Take the lines from the one with "Emit a Python" through the one with "in ax.get_yticks()], fontsize=16)", both ends kept, and reproduce them exactly without the pictures.

▶ **MATERIAL PROVIDED**:
────────

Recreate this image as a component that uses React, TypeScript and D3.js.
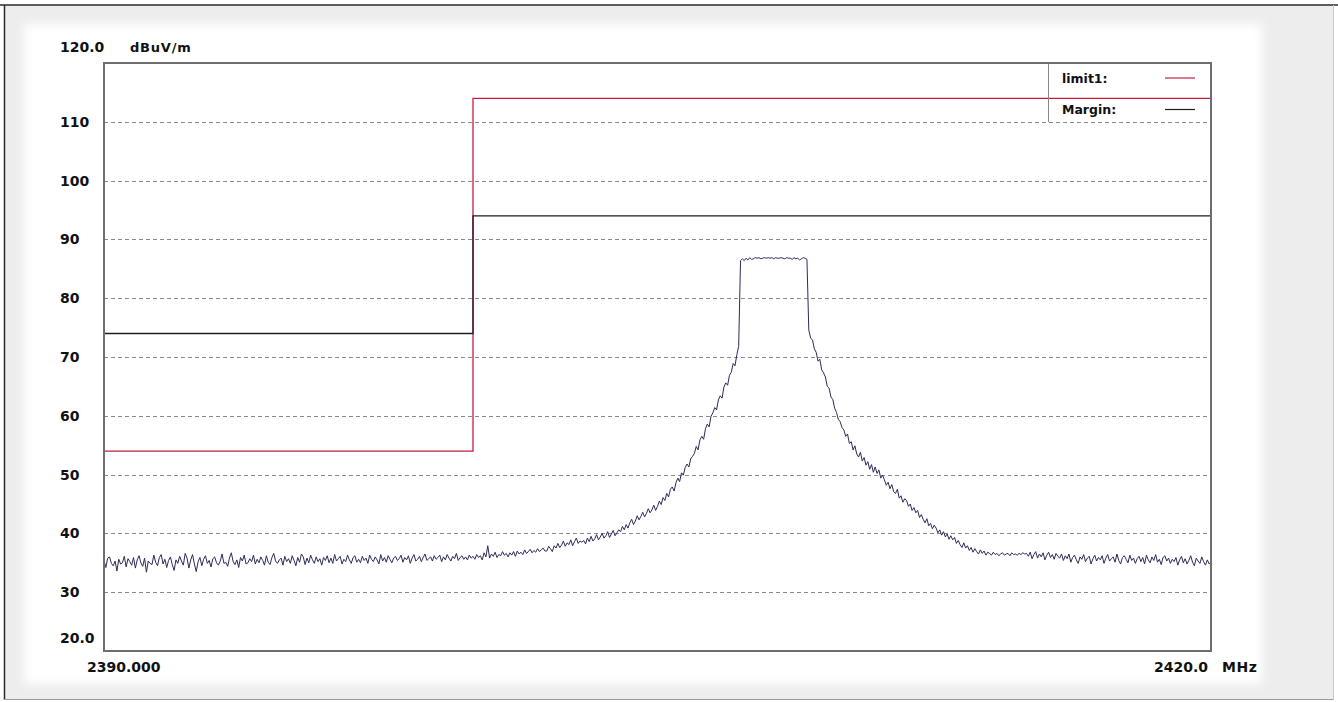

────────

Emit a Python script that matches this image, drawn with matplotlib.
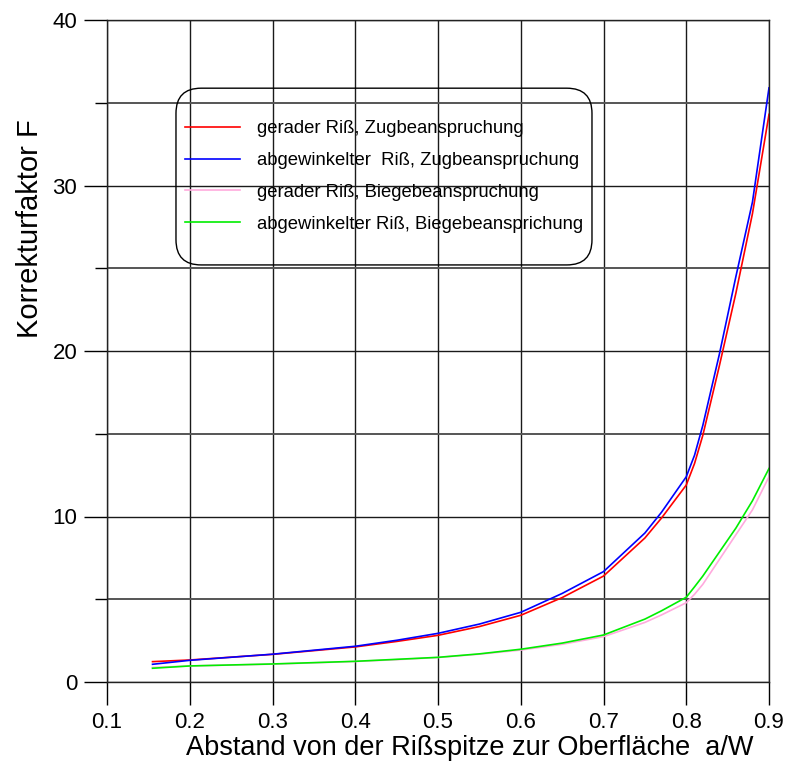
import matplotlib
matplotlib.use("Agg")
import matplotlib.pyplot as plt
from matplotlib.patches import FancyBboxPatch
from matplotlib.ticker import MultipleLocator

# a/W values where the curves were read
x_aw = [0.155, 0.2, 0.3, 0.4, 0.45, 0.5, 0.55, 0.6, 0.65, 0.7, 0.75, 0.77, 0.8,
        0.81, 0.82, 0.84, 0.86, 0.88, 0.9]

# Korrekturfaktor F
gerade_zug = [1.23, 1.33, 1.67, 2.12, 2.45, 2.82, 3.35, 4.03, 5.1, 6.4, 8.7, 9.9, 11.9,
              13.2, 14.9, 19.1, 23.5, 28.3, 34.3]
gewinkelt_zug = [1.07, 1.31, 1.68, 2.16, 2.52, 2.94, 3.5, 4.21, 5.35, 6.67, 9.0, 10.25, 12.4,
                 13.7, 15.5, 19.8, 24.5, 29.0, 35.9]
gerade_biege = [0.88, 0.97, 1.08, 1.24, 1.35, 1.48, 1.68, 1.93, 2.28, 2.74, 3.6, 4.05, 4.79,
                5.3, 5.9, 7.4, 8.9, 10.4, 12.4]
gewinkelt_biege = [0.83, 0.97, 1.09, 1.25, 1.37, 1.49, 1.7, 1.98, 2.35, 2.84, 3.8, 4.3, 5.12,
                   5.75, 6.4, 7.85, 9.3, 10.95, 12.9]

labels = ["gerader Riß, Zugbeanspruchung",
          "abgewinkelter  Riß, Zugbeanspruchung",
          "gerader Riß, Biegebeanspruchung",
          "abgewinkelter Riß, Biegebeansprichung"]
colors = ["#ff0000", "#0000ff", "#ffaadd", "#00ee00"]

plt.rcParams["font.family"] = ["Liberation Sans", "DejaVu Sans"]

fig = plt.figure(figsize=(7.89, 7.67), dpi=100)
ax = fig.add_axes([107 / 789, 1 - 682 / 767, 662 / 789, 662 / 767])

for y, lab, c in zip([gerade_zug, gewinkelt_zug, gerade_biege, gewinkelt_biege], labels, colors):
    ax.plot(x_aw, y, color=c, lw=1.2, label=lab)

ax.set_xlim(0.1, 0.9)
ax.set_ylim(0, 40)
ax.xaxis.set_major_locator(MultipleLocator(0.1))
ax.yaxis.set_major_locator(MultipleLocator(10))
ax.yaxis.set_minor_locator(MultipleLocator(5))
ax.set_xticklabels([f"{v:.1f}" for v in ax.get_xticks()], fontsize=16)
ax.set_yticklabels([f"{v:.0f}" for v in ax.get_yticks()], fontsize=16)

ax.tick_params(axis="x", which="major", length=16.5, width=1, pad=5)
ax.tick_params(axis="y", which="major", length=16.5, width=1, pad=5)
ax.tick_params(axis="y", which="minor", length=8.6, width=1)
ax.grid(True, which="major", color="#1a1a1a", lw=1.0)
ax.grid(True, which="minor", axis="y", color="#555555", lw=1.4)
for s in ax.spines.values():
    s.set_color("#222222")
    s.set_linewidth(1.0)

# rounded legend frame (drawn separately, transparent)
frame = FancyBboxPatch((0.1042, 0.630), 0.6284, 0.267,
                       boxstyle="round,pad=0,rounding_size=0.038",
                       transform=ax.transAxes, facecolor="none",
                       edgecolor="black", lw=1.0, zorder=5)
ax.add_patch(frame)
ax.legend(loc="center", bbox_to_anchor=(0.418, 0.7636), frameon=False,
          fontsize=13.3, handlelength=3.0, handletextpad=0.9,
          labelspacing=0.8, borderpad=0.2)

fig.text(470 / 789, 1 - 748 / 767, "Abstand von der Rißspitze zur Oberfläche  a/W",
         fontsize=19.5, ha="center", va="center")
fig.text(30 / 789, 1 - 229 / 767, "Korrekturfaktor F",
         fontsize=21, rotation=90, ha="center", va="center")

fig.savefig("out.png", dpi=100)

────────

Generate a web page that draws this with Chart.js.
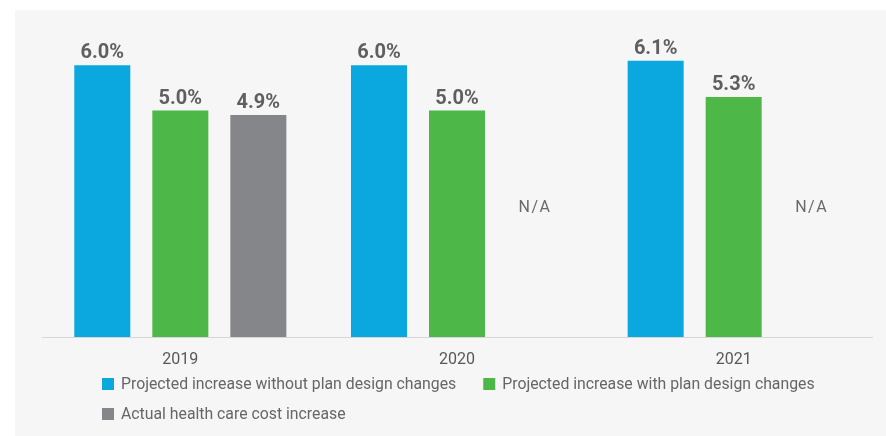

────────

▶ **FULL SOLUTION**:
Emit a Python script that matches this image, drawn with matplotlib.
import matplotlib
matplotlib.use("Agg")
import matplotlib.pyplot as plt
from matplotlib.patches import FancyBboxPatch
from matplotlib.ticker import MultipleLocator

# a/W values where the curves were read
x_aw = [0.155, 0.2, 0.3, 0.4, 0.45, 0.5, 0.55, 0.6, 0.65, 0.7, 0.75, 0.77, 0.8,
        0.81, 0.82, 0.84, 0.86, 0.88, 0.9]

# Korrekturfaktor F
gerade_zug = [1.23, 1.33, 1.67, 2.12, 2.45, 2.82, 3.35, 4.03, 5.1, 6.4, 8.7, 9.9, 11.9,
              13.2, 14.9, 19.1, 23.5, 28.3, 34.3]
gewinkelt_zug = [1.07, 1.31, 1.68, 2.16, 2.52, 2.94, 3.5, 4.21, 5.35, 6.67, 9.0, 10.25, 12.4,
                 13.7, 15.5, 19.8, 24.5, 29.0, 35.9]
gerade_biege = [0.88, 0.97, 1.08, 1.24, 1.35, 1.48, 1.68, 1.93, 2.28, 2.74, 3.6, 4.05, 4.79,
                5.3, 5.9, 7.4, 8.9, 10.4, 12.4]
gewinkelt_biege = [0.83, 0.97, 1.09, 1.25, 1.37, 1.49, 1.7, 1.98, 2.35, 2.84, 3.8, 4.3, 5.12,
                   5.75, 6.4, 7.85, 9.3, 10.95, 12.9]

labels = ["gerader Riß, Zugbeanspruchung",
          "abgewinkelter  Riß, Zugbeanspruchung",
          "gerader Riß, Biegebeanspruchung",
          "abgewinkelter Riß, Biegebeansprichung"]
colors = ["#ff0000", "#0000ff", "#ffaadd", "#00ee00"]

plt.rcParams["font.family"] = ["Liberation Sans", "DejaVu Sans"]

fig = plt.figure(figsize=(7.89, 7.67), dpi=100)
ax = fig.add_axes([107 / 789, 1 - 682 / 767, 662 / 789, 662 / 767])

for y, lab, c in zip([gerade_zug, gewinkelt_zug, gerade_biege, gewinkelt_biege], labels, colors):
    ax.plot(x_aw, y, color=c, lw=1.2, label=lab)

ax.set_xlim(0.1, 0.9)
ax.set_ylim(0, 40)
ax.xaxis.set_major_locator(MultipleLocator(0.1))
ax.yaxis.set_major_locator(MultipleLocator(10))
ax.yaxis.set_minor_locator(MultipleLocator(5))
ax.set_xticklabels([f"{v:.1f}" for v in ax.get_xticks()], fontsize=16)
ax.set_yticklabels([f"{v:.0f}" for v in ax.get_yticks()], fontsize=16)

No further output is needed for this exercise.